Records supplied
* START *

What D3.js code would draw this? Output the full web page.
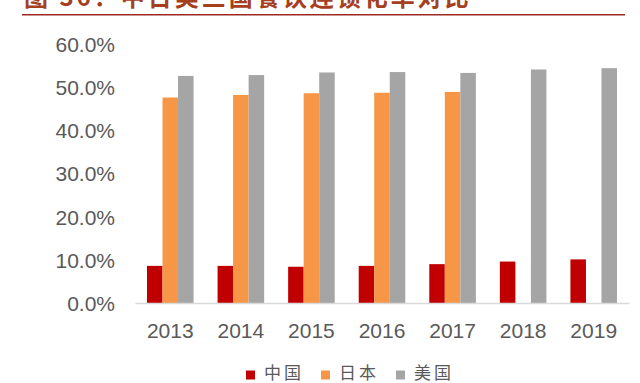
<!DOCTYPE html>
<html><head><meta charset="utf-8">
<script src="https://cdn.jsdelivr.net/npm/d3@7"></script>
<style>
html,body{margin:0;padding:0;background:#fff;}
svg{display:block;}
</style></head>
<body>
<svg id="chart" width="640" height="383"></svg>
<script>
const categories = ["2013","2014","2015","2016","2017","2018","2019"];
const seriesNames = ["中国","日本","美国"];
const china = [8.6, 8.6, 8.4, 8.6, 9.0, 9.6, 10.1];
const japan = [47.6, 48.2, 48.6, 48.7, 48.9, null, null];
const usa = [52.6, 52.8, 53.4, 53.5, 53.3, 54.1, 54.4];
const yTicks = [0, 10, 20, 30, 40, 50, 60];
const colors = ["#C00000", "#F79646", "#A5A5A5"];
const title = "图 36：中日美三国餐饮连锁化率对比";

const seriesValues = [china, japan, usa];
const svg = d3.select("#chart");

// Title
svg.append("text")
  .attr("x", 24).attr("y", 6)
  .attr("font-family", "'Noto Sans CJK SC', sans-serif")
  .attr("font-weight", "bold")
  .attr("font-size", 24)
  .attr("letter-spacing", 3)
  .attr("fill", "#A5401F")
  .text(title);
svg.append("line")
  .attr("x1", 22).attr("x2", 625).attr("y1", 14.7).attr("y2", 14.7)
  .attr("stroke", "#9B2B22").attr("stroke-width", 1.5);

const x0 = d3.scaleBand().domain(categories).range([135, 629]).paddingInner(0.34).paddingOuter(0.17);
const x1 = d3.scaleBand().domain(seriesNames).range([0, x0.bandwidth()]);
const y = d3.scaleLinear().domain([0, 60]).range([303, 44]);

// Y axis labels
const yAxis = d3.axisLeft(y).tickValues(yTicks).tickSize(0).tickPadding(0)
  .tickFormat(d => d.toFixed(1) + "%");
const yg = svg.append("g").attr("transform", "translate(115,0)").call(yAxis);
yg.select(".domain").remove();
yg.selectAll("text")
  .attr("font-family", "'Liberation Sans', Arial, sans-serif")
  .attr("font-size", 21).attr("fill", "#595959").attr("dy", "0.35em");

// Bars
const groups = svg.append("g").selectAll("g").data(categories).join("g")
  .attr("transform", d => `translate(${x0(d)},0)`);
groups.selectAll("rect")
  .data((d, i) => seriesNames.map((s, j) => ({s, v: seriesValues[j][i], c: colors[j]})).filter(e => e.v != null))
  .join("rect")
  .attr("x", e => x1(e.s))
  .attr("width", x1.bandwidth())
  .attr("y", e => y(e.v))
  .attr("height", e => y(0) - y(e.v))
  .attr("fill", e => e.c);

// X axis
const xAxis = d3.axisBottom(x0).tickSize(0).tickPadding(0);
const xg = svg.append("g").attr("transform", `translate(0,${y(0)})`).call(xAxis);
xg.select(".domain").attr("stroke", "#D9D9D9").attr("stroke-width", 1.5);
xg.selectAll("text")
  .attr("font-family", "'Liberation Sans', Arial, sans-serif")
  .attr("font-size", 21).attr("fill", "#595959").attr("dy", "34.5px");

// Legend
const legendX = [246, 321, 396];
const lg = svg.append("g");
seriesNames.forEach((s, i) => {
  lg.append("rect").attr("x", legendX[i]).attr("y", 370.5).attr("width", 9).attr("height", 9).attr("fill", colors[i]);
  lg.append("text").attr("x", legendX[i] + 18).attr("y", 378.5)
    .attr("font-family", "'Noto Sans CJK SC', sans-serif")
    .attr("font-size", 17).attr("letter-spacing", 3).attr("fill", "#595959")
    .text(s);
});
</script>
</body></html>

* END *
* START *

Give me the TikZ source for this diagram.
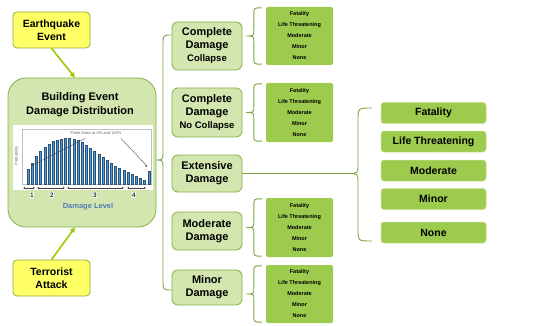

* END *
* START *

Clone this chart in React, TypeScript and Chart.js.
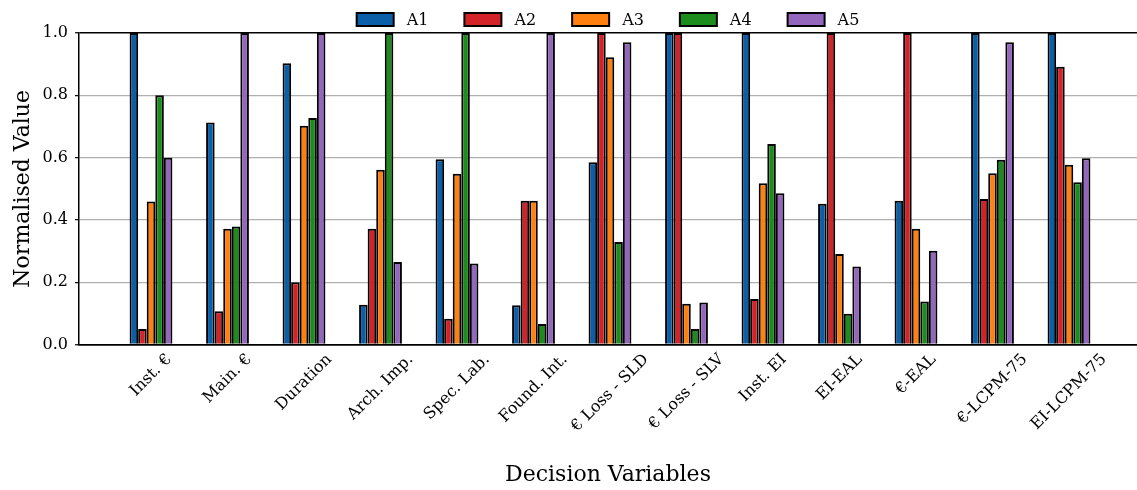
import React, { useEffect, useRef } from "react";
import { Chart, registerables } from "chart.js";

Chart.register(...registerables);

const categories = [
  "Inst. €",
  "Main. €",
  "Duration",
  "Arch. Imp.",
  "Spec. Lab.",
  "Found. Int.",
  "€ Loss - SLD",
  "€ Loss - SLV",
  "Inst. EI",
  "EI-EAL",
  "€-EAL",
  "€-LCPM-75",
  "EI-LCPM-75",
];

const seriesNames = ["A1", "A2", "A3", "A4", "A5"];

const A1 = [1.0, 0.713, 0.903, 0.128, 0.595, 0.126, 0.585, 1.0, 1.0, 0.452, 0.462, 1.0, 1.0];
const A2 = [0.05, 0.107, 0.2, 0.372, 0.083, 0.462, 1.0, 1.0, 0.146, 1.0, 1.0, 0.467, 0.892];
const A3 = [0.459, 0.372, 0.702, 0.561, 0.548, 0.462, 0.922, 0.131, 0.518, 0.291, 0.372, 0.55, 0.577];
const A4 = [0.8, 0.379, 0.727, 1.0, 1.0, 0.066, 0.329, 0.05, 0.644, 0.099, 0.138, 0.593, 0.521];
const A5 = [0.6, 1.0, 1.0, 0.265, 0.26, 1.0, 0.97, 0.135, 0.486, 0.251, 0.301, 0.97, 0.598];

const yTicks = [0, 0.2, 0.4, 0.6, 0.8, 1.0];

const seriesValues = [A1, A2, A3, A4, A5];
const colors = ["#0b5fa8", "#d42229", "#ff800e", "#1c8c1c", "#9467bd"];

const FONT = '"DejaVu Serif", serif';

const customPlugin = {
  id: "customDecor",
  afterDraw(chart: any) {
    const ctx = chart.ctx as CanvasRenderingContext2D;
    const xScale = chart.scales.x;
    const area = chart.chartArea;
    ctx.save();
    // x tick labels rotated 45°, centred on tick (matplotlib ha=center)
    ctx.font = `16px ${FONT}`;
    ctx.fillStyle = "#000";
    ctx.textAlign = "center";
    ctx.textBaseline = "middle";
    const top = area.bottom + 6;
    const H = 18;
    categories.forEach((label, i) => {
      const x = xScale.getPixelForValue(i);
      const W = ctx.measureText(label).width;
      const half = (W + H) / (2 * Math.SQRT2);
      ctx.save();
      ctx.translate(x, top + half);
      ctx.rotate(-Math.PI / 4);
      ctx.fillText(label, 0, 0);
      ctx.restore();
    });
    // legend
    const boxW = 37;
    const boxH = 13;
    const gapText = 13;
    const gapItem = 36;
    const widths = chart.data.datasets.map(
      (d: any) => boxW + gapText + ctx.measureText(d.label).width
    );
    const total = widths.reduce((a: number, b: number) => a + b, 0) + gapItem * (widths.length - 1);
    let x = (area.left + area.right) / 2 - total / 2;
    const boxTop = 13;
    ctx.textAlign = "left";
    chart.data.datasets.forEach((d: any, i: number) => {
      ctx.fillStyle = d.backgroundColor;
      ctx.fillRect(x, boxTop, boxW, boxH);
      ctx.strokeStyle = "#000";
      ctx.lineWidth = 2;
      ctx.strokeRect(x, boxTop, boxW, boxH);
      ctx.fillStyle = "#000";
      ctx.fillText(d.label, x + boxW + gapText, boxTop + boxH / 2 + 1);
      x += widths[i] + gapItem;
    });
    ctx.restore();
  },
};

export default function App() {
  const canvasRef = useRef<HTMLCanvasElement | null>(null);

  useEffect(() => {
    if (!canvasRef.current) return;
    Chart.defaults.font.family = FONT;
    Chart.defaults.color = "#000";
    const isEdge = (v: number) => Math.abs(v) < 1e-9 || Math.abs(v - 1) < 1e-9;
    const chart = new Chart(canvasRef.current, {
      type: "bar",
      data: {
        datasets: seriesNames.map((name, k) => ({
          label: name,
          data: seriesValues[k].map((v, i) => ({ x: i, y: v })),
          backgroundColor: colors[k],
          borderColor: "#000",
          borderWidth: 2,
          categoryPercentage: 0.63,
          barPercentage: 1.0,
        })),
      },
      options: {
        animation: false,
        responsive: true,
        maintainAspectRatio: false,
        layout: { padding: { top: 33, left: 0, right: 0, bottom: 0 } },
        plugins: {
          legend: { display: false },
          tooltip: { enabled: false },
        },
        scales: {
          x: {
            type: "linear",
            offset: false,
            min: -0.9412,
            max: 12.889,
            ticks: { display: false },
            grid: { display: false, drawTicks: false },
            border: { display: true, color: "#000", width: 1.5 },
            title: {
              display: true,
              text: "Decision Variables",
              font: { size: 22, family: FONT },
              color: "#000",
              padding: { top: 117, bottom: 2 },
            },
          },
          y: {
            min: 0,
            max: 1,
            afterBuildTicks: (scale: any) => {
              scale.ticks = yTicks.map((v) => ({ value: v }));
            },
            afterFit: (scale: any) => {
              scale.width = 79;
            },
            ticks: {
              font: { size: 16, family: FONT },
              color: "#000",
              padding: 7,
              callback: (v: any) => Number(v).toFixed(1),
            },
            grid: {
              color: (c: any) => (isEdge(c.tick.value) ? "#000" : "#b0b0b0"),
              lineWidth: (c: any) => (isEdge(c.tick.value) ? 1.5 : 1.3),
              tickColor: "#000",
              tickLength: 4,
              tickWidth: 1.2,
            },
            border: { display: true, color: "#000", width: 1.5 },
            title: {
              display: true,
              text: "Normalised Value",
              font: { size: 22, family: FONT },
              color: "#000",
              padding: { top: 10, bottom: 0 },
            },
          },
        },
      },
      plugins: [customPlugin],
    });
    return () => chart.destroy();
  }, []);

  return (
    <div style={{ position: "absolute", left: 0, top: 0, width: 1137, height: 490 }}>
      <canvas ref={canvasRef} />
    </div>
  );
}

* END *

Exercise instructions
Only the lines from the one holding "Clone this chart" to the one holding "Chart.register(...registerables);" should be returned, both included and exactly as written, with no pictures.

Exercise answer
Clone this chart in React, TypeScript and Chart.js.
import React, { useEffect, useRef } from "react";
import { Chart, registerables } from "chart.js";

Chart.register(...registerables);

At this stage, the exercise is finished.